The Mudcat Café TM
Thread #45911   Message #3787453
Posted By: Teribus
27-Apr-16 - 11:36 AM
Thread Name: BS: Easter Rising - April 24-29, 1916
Subject: RE: BS: Easter Rising - April 24-29, 1916
Pray tell Raggy what proof? The statement you quote proves nothing. I stand by what I said. I was responding to your idiotic:

"Not just for one shot apiece but for numerous shots apiece and neither managed to hit a static target a matter of a few hundreds yards away."

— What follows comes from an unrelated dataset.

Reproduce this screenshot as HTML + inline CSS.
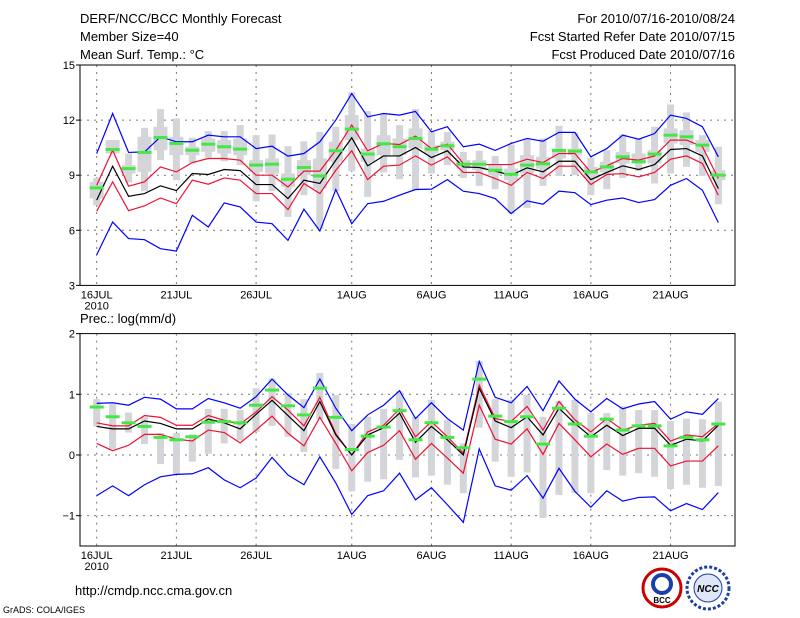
<!DOCTYPE html>
<html><head><meta charset="utf-8">
<style>
body{margin:0;background:#fff;width:800px;height:618px;overflow:hidden}
svg{display:block}
text{font-family:"Liberation Sans",sans-serif;fill:#000}
</style></head><body>
<svg id="chart" width="800" height="618">
<g font-size="13">
<text x="80" y="23">DERF/NCC/BCC Monthly Forecast</text>
<text x="80" y="41">Member Size=40</text>
<text x="80" y="59">Mean Surf. Temp.: °C</text>
<text x="735" y="23" text-anchor="end">For 2010/07/16-2010/08/24</text>
<text x="735" y="41" text-anchor="end">Fcst Started Refer Date 2010/07/15</text>
<text x="735" y="59" text-anchor="end">Fcst Produced Date 2010/07/16</text>
<text x="80" y="323">Prec.: log(mm/d)</text>
<text x="75" y="595">http://cmdp.ncc.cma.gov.cn</text>
<text x="3" y="613" font-size="9">GrADS: COLA/IGES</text>
</g>
<g>
<circle cx="662" cy="588" r="19" fill="#fff" stroke="#c00" stroke-width="3"/>
<circle cx="662" cy="584" r="9" fill="none" stroke="#1a3fa8" stroke-width="4"/>
<text x="662" y="603" font-size="8" text-anchor="middle" font-weight="bold" fill="#1a3fa8">BCC</text>
<circle cx="708" cy="588" r="21" fill="#fff" stroke="#1a3fa8" stroke-width="3" stroke-dasharray="3 2"/>
<circle cx="708" cy="588" r="14" fill="#dfe6f7" stroke="#1a3fa8"/>
<text x="708" y="592" font-size="10" text-anchor="middle" font-weight="bold" font-style="italic" fill="#1a3fa8">NCC</text>
</g>
</svg>
<script>
// ---- Temperature panel data ----
const days=["16JUL","21JUL","26JUL","1AUG","6AUG","11AUG","16AUG","21AUG"];
const dayIdx=[0,5,10,16,21,26,31,36];
const tTicks=[3,6,9,12,15];
const pTicks=[-1,0,1,2];
const tMax=[10.18,12.36,10.24,10.27,11.09,10.82,10.82,11.18,11.09,11.09,10.45,10.58,10.04,10.18,10.82,12.0,13.45,12.18,12.36,12.27,12.47,11.36,11.64,10.55,10.69,10.35,10.73,11.0,10.85,11.33,11.33,10.0,10.45,11.18,10.96,11.27,12.27,12.09,11.64,10.0];
const tUp=[8.45,10.36,8.4,8.64,9.45,9.18,9.69,9.91,9.91,9.82,9.0,9.0,8.36,9.22,9.22,10.36,11.73,10.33,10.73,10.67,11.13,10.45,10.69,9.64,9.58,9.58,9.58,9.87,9.69,10.18,10.18,9.15,9.51,9.91,9.82,10.05,10.91,10.91,10.55,8.82];
const tMean=[7.64,9.49,7.85,8.0,8.42,8.16,9.09,9.04,9.31,9.25,8.49,8.49,7.73,8.73,8.55,9.82,11.04,9.51,10.05,10.05,10.51,9.96,10.33,9.45,9.42,9.22,9.0,9.4,9.18,9.76,9.76,8.76,9.15,9.51,9.31,9.58,10.4,10.45,10.05,8.27];
const tLow=[7.04,8.64,7.07,7.33,7.76,7.45,8.73,8.51,8.85,8.73,8.0,8.0,7.13,8.55,8.0,9.27,10.33,8.76,9.49,9.55,10.05,9.55,10.0,9.15,9.15,8.82,8.45,9.15,8.82,9.49,9.49,8.49,9.04,9.09,8.91,9.15,9.87,10.05,9.64,7.91];
const tMin=[4.67,6.45,5.55,5.49,5.0,4.87,6.82,6.18,7.49,7.27,6.45,6.36,5.45,7.15,5.96,8.22,6.36,7.45,7.58,7.91,8.22,8.24,8.76,8.13,8.0,7.73,6.91,7.6,7.42,8.13,8.05,7.4,7.64,7.76,7.51,7.67,8.45,8.82,8.18,6.42];
const tObs=[8.31,10.4,9.36,10.24,11.05,10.73,10.36,10.69,10.55,10.42,9.55,9.6,8.78,9.42,8.96,10.33,11.51,10.15,10.71,10.55,11.0,10.42,10.6,9.6,9.6,9.27,9.05,9.55,9.62,10.35,10.31,9.18,9.45,10.0,9.73,10.15,11.18,11.09,10.64,9.0];
const tWHi=[8.85,10.91,10.18,11.58,12.6,12.09,11.04,11.4,11.4,11.73,11.18,11.22,10.58,10.85,11.36,11.64,13.51,12.49,12.36,11.73,12.6,11.4,11.36,10.27,10.33,10.05,10.67,10.96,11.0,11.69,11.31,9.95,10.36,11.22,10.96,11.64,12.85,12.42,11.18,10.55];
const tWLo=[7.36,10.18,8.6,8.13,9.82,8.73,9.64,9.95,9.76,9.55,7.58,8.13,6.73,7.91,6.09,8.13,9.22,7.82,9.15,8.78,8.18,9.09,9.55,8.85,8.42,8.24,6.91,7.22,8.42,8.95,9.0,7.91,8.24,8.85,9.22,8.55,9.09,9.45,8.96,7.42];
const tBHi=[8.64,10.91,9.55,11.09,11.64,11.09,10.55,11.0,10.91,11.0,9.82,9.91,9.09,9.82,9.91,10.82,12.27,10.45,11.18,11.0,11.55,10.64,10.82,9.82,9.82,9.55,9.36,10.09,10.0,10.36,10.45,9.45,9.73,10.27,10.18,10.36,11.55,11.45,10.91,9.27];
const tBLo=[7.73,10.18,9.09,9.18,10.36,10.09,10.09,10.27,10.18,10.09,9.18,9.09,8.36,9.0,8.27,9.73,10.91,9.73,10.09,10.09,10.45,10.18,10.36,9.36,9.27,9.0,8.73,9.09,9.36,9.91,10.09,8.82,9.15,9.64,9.64,9.64,10.73,10.64,10.27,8.73];
// ---- Precipitation panel data ----
const pMax=[0.85,0.86,0.82,0.95,0.92,0.76,0.76,0.93,0.86,0.77,0.96,1.25,0.99,0.78,1.25,0.77,0.40,0.66,0.82,1.06,0.60,0.86,0.60,0.41,1.54,0.95,0.86,1.13,0.73,1.22,0.92,0.71,0.93,0.76,0.84,0.88,0.59,0.71,0.67,0.93];
const pUp=[0.53,0.48,0.48,0.65,0.62,0.49,0.49,0.65,0.57,0.51,0.71,0.96,0.74,0.48,0.95,0.35,0.0,0.38,0.49,0.76,0.30,0.55,0.30,0.03,1.15,0.60,0.55,0.80,0.41,0.88,0.58,0.38,0.60,0.41,0.49,0.52,0.23,0.33,0.30,0.52];
const pMean=[0.47,0.43,0.43,0.56,0.52,0.43,0.43,0.59,0.53,0.43,0.67,0.90,0.65,0.40,0.88,0.33,0.0,0.33,0.45,0.69,0.21,0.47,0.25,0.0,1.10,0.56,0.45,0.63,0.33,0.77,0.52,0.30,0.49,0.32,0.44,0.44,0.16,0.26,0.23,0.49];
const pLow=[0.19,0.07,0.16,0.34,0.34,0.26,0.23,0.41,0.37,0.20,0.41,0.64,0.36,0.15,0.62,0.19,-0.26,0.04,0.16,0.40,-0.07,0.19,-0.05,-0.30,0.82,0.26,0.18,0.43,0.01,0.52,0.25,-0.03,0.18,0.01,0.11,0.11,-0.18,-0.10,-0.10,0.15];
const pMin=[-0.67,-0.51,-0.67,-0.49,-0.36,-0.32,-0.31,-0.21,-0.41,-0.54,-0.38,-0.04,-0.33,-0.49,-0.03,-0.46,-0.98,-0.67,-0.59,-0.30,-0.74,-0.54,-0.82,-1.11,0.10,-0.51,-0.58,-0.34,-0.71,-0.22,-0.60,-0.86,-0.59,-0.76,-0.70,-0.69,-0.92,-0.80,-0.90,-0.62];
const pObs=[0.79,0.63,0.53,0.47,0.29,0.25,0.30,0.54,0.55,0.53,0.82,1.07,0.81,0.66,1.10,0.62,0.09,0.31,0.46,0.73,0.25,0.53,0.29,0.12,1.25,0.64,0.55,0.63,0.18,0.77,0.51,0.31,0.59,0.41,0.48,0.48,0.15,0.29,0.25,0.51];
const pWHi=[0.92,0.84,0.70,0.63,0.36,0.36,0.34,0.76,0.76,0.74,1.10,1.26,1.02,0.92,1.35,0.99,0.51,0.63,0.76,1.05,0.63,0.91,0.58,0.19,1.55,0.92,0.91,0.99,0.63,0.89,0.91,0.69,0.69,0.80,0.74,0.74,0.56,0.60,0.59,0.88];
const pWLo=[0.47,0.10,0.37,0.18,-0.15,-0.33,-0.11,0.02,0.19,0.24,0.38,0.48,0.30,0.05,0.59,-0.23,-0.60,-0.44,-0.40,-0.08,-0.37,-0.34,-0.49,-0.63,0.45,-0.11,-0.36,-0.29,-1.04,-0.66,-0.63,-0.63,-0.25,-0.34,-0.30,-0.36,-0.56,-0.49,-0.54,-0.51];

const NS='http://www.w3.org/2000/svg';
const svg=document.getElementById('chart');
const X0=96.7, DX=15.94, L=80, R=735;
const xs=i=>X0+DX*i;
function mk(tag,attrs,parent){const e=document.createElementNS(NS,tag);for(const k in attrs)e.setAttribute(k,attrs[k]);(parent||svg).appendChild(e);return e;}
function panel(name,top,bot,vmin,vmax,ticks,gridVals,series,obs,wHi,wLo,bHi,bLo,tickFmt){
  const g=mk('g',{});
  
  
  const ys=v=>bot-(v-vmin)/(vmax-vmin)*(bot-top);
  // grid
  gridVals.forEach(v=>{const l=mk('line',{x1:L,x2:R,y1:ys(v),y2:ys(v),stroke:'#777','stroke-dasharray':'2 5'},g);
    
    });
  dayIdx.forEach((d,k)=>{const l=mk('line',{x1:xs(d),x2:xs(d),y1:top,y2:bot,stroke:'#777','stroke-dasharray':'2 5'},g);
    
    
    const t=mk('text',{x:xs(d),y:bot+13,'font-size':11,'text-anchor':'middle'},g);t.textContent=days[k];
    
    });
  const yr=mk('text',{x:xs(0),y:bot+24,'font-size':11,'text-anchor':'middle'},g);yr.textContent='2010';
  
  
  ticks.forEach(v=>{const t=mk('text',{x:L-5,y:ys(v)+4,'font-size':11,'text-anchor':'end'},g);t.textContent=tickFmt(v);
    
    
    mk('line',{x1:L-4,x2:L,y1:ys(v),y2:ys(v),stroke:'#000'},g);});
  // boxes
  wHi.forEach((h,i)=>{const r=mk('rect',{x:xs(i)-3.5,y:ys(h),width:7,height:Math.max(1,ys(wLo[i])-ys(h)),fill:'#d3d5d9'},g);
    
    
    if(bHi){const b=mk('rect',{x:xs(i)-7,y:ys(bHi[i]),width:14,height:Math.max(1,ys(bLo[i])-ys(bHi[i])),fill:'#d3d5d9'},g);
      
      }});
  series.forEach(([arr,col,nm])=>{const p=mk('polyline',{points:arr.map((v,i)=>xs(i)+','+ys(v)).join(' '),fill:'none',stroke:col,'stroke-width':1.2},g);
    
    });
  obs.forEach((v,i)=>{const r=mk('rect',{x:xs(i)-7,y:ys(v)-1.5,width:14,height:3,fill:'#44e844'},g);
    
    });
  const f=mk('rect',{x:L,y:top,width:R-L,height:bot-top,fill:'none',stroke:'#000','stroke-width':1},g);
  
  
}
panel('temperature-panel',65,285.4,3,15,tTicks,[6,9,12],
 [[tMax,'#0000ff','max-line'],[tUp,'#ee1133','upper-line'],[tMean,'#000','mean-line'],[tLow,'#ee1133','lower-line'],[tMin,'#0000ff','min-line']],
 tObs,tWHi,tWLo,tBHi,tBLo,v=>String(v));
panel('precip-panel',333.6,546,-1.5,2,pTicks,[-1,0,1],
 [[pMax,'#0000ff','max-line'],[pUp,'#ee1133','upper-line'],[pMean,'#000','mean-line'],[pLow,'#ee1133','lower-line'],[pMin,'#0000ff','min-line']],
 pObs,pWHi,pWLo,null,null,v=>v<0?'−'+(-v):String(v));
</script>
</body></html>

Hardly a few hundreds (sic) yards away, and I was explaining to you why under the circumstances fancifully imagined by your "volunteer" that neither gun crew could possibly hit the other - no firing solution. There was no indiscriminate fire Rags if there had been then a damn sight more than 260 civilians would have been killed. No heavy artillery Jom because if there had been then a damn sight more than 485 people would have been killed. No incendiary rounds as none existed in the whole of Ireland in April 1916. No blue-on-blue friendly fire incident as described by Raggy's volunteer.

Now then Rags tell us how it would be possible for a man under fire to witness what he said he witnessed? If you cannot do that then that puts his whole story into question doesn't it?

Jom's gone awfully quiet of the poppies and the obscene profits hasn't he? Mind you he is not alone. Fergie has remained silent since he was asked to tell us when and where Joe Offer asked him to pen his tuppence worth and Thompson doesn't seem to be able to tell us where he got his wildly exaggerated figures from (30,000 British troops whereas the actual number deployed to Ireland was 15,000 + 1,000 policemen of the RIC in Dublin at the time. At the height of the fighting the 1250 volunteers were engaged by 4,000 British troops) and where the 1.2 million Arabs came from who fought for the British Army in the First World War - 500,000 of them getting killed would you credit it - I certainly don't but then I don't just spout about being sceptical - I actually check-out statements made by others.